In women, optimism did not seem to affect their levels of cortisol at the start of the day.

However, if men or women had been generally optimistic for the previous month their cortisol levels tended to be lower throughout the day.

Indeed, even if they were in a bad mood on the day the sample was taken, the cortisol level was lower if they had been optimistic for the previous month.

This seems to provide evidence that the positive state of mind is good for your physical health, at least when it comes to cortisol levels.

So that optimistic chap who makes you grind your teeth with frustration is benefiting from low cortisol levels while the stress he is inducing in you, his victim, is probably sending your cortisol levels through the roof.

And if all this sends you to an early grave, he will probably be there, braying and prancing about and urging the mourners to "Cheer up, it might never happen."

Cultivating optimism is, among other things, a matter of accepting that you have the skills and the ability to handle whatever is going to come up during the day.

If you are a pessimist, you will say that is ridiculous and that to hold such a belief is to fool yourself.

Well, yes. Optimism does indeed involve a certain amount of pulling the wool over your own eyes. But so does pessimism. It is just as unrealistic to tell yourself that you do not have the skills or the ability to handle whatever is going to come up in your life as to tell yourself that you have these skills.

So what you need to do is to quit arguing about it and acknowledge that you have the skills and the resources to handle most of the things that you will face.

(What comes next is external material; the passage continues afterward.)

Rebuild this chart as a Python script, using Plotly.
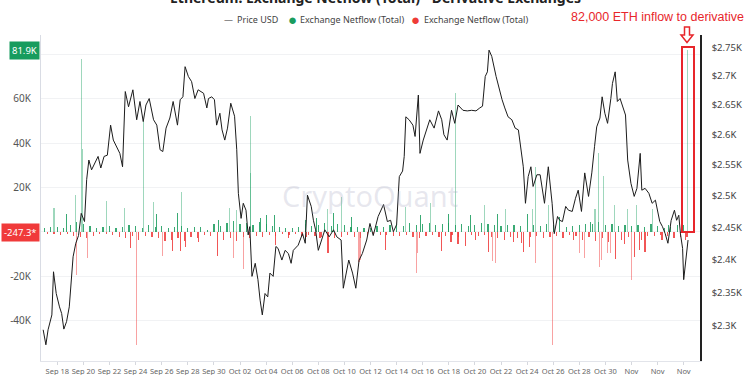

In holding that belief, you will be right a lot of the time and wrong some of the time. If you go around being miserable and assuming the worst you will, in my opinion, be right some of the time but wrong a lot of the time.

So why not take the more optimistic route? I do not mean to suggest that you need to go around like that irritating fellow mentioned above.

You probably would not want to be like him anyhow. Nor do I suggest that you go around saying everything in the whole world is fine and dandy.

But quietly reminding yourself that you do have the skills and resources to handle most of what you will have to handle today is a good way to cultivate an optimistic attitude. That is the recommendation of psychologist Dr Martin Seligman who studies the effect of positive attitudes on people's behaviour.

Try it for a while and see what happens.

The worst that can happen, if you're a pessimist, is that you will be a bit less miserable than you are now.